People's Bank of China to provide more support for banks' perpetual bonds
Updated 21:58, 19-Feb-2019
Xia Cheng
["china"]
02:07
China's central bank (PBoC) is helping banks to boost their capital by providing more support for banks' perpetual bond issuance. And the country is ready to broaden the investor base for the bonds, said Pan Gongsheng, PBoC's deputy governor at Tuesday's press conference.
Perpetual bonds refer to debt without maturity dates. They help recapitalize banks with inadequate capital to lend and could potentially convert the debt into equity.
“China will allow qualified long-term investors, such as mutual funds, as well as high net-worth individual investors to invest in such bonds. The PBoC doesn't have any quantitative target on the issuance of perpetual bonds,” said Pan.

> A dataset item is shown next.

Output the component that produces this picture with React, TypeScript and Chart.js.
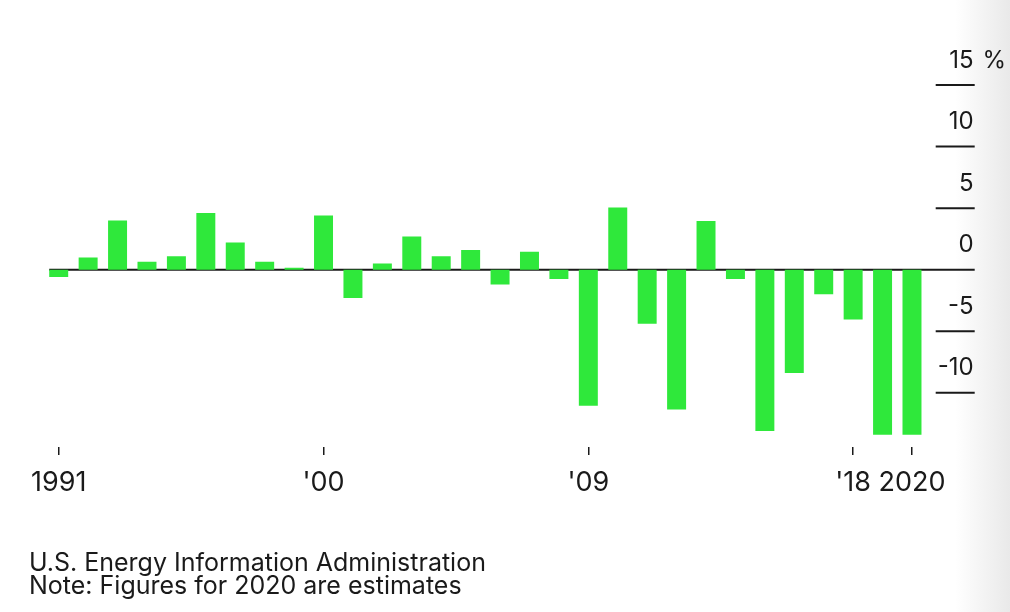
import React, { useEffect, useRef } from "react";
import { Chart, registerables } from "chart.js";

Chart.register(...registerables);

const years: number[] = [
  1991, 1992, 1993, 1994, 1995, 1996, 1997, 1998, 1999, 2000,
  2001, 2002, 2003, 2004, 2005, 2006, 2007, 2008, 2009, 2010,
  2011, 2012, 2013, 2014, 2015, 2016, 2017, 2018, 2019, 2020,
];
const changePct: number[] = [
  -0.6, 1.0, 4.0, 0.65, 1.1, 4.6, 2.2, 0.65, 0.15, 4.4,
  -2.3, 0.5, 2.7, 1.1, 1.6, -1.2, 1.45, -0.75, -11.05, 5.05,
  -4.4, -11.35, 3.95, -0.75, -13.1, -8.4, -2.0, -4.05, -13.4, -13.4,
];
const xTickYears: number[] = [1991, 2000, 2009, 2018, 2020];
const xTickLabels: string[] = ["1991", "'00", "'09", "'18", "2020"];
const yTickValues: number[] = [15, 10, 5, 0, -5, -10];
const yTickLabels: string[] = ["15", "10", "5", "0", "-5", "-10"];

const FONT = "Inter, 'Liberation Sans', Arial, sans-serif";
const BAR = "#2fe83b";
const INK = "#1a1a1a";

const rightAxisPlugin = {
  id: "rightAxis",
  beforeDatasetsDraw(chart: any) {
    const { ctx, chartArea } = chart;
    const y = chart.scales.y;
    const meta = chart.getDatasetMeta(0);
    const first = meta.data[0] as any;
    const startX = first ? first.x - first.width / 2 : chartArea.left;
    const endX = chartArea.right + 48;
    const y0 = y.getPixelForValue(0);
    ctx.save();
    ctx.strokeStyle = INK;
    ctx.lineWidth = 2;
    ctx.beginPath();
    ctx.moveTo(startX, y0);
    ctx.lineTo(endX, y0);
    ctx.stroke();
    ctx.restore();
  },
  afterDatasetsDraw(chart: any) {
    const { ctx, chartArea } = chart;
    const y = chart.scales.y;
    const x1 = chartArea.right + 9;
    const x2 = chartArea.right + 48;
    ctx.save();
    ctx.strokeStyle = INK;
    ctx.lineWidth = 2;
    ctx.fillStyle = INK;
    ctx.font = `24px ${FONT}`;
    ctx.textBaseline = "alphabetic";
    yTickValues.forEach((v, i) => {
      const py = y.getPixelForValue(v);
      if (v !== 0) {
        ctx.beginPath();
        ctx.moveTo(x1, py);
        ctx.lineTo(x2, py);
        ctx.stroke();
      }
      ctx.textAlign = "right";
      ctx.fillText(yTickLabels[i], x2 - 1, py - 17.5);
      if (i === 0) {
        ctx.textAlign = "left";
        ctx.fillText(" %", x2 + 1, py - 17.5);
      }
    });
    ctx.restore();
  },
};

export default function App() {
  const ref = useRef<HTMLCanvasElement | null>(null);

  useEffect(() => {
    if (!ref.current) return;
    const chart = new Chart(ref.current, {
      type: "bar",
      data: {
        labels: years.map(String),
        datasets: [
          {
            data: changePct,
            backgroundColor: BAR,
            borderWidth: 0,
            barPercentage: 0.645,
            categoryPercentage: 1,
          },
        ],
      },
      options: {
        animation: false,
        responsive: false,
        maintainAspectRatio: false,
        layout: { padding: { left: 44, right: 83.3, top: 85, bottom: 0 } },
        plugins: {
          legend: { display: false },
          tooltip: { enabled: false },
          title: { display: false },
        },
        scales: {
          x: {
            type: "category",
            offset: true,
            border: { display: false },
            grid: {
              display: true,
              offset: false,
              drawOnChartArea: false,
              drawTicks: true,
              tickLength: 8,
              lineWidth: 1.5,
              color: (c: any) =>
                xTickYears.includes(years[c.index]) ? INK : "rgba(0,0,0,0)",
            },
            ticks: {
              autoSkip: false,
              maxRotation: 0,
              minRotation: 0,
              padding: 12,
              color: INK,
              font: { family: FONT, size: 27 },
              callback: (_v: any, idx: number) => {
                const k = xTickYears.indexOf(years[idx]);
                return k >= 0 ? xTickLabels[k] : "";
              },
            },
            afterFit: (scale: any) => {
              scale.height = 165;
            },
          },
          y: {
            display: false,
            min: -14.4,
            max: 15,
          },
        },
      },
      plugins: [rightAxisPlugin],
    });
    return () => chart.destroy();
  }, []);

  return (
    <div
      style={{
        position: "fixed",
        left: 0,
        top: 0,
        width: 1010,
        height: 612,
        overflow: "hidden",
        background:
          "linear-gradient(to right, #ffffff 0px, #ffffff 955px, #e9e9e9 1010px)",
      }}
    >
      <canvas
        ref={ref}
        width={1010}
        height={612}
        style={{ position: "absolute", left: 0, top: 0, width: 1010, height: 612 }}
      />
      <div
        style={{
          position: "absolute",
          left: 29,
          top: 551,
          fontFamily: FONT,
          fontSize: 25,
          lineHeight: "23px",
          color: INK,
          whiteSpace: "nowrap",
        }}
      >
        <div>U.S. Energy Information Administration</div>
        <div>Note: Figures for 2020 are estimates</div>
      </div>
    </div>
  );
}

The PBoC currently allows perpetual bonds to be swapped for central bank bills, in order to increase the liquidity of perpetual debt, drive up interest and potentially lowering the issuing cost. 
The deputy governor said the central bank bill swap is not a de facto Chinese QE (Quantitative Easing) and will not have a major impact on Chinese banks' liquidity condition. 
In January, the PBoC became the first Chinese lender to issue such bonds, taking advantage of the low yield environment. 
However, one official said that Chinese commercial banks still don't have enough capital. 
Chinese banks' capital adequacy ratio, a measurement to see whether the banks have enough cushion to absorb a reasonable amount of losses before they become insolvent, was 14.02 percent at the end of 2018, up 0.55 percentage points from a year earlier.
While the adequacy ratio of tier-1 capital, the core measure of the financial strength of a bank, rose 0.24 percentage points on the year to 11.58 percent at the end of 2018. 
“That's still below a globally acceptable level,” said Cong Lin, the director of China Banking and Insurance Regulatory Commission.
According to CIB Research, an independent banking research company based in Shanghai, Chinese lenders need to raise 470 billion yuan (69.4 billion U.S. dollars) this year to cover a shortfall in tier-1 capital. More perpetual debt sales are expected, but analysts warn that the funds raised should be going to efficiently allocated projects, rather than create more over-investment issues.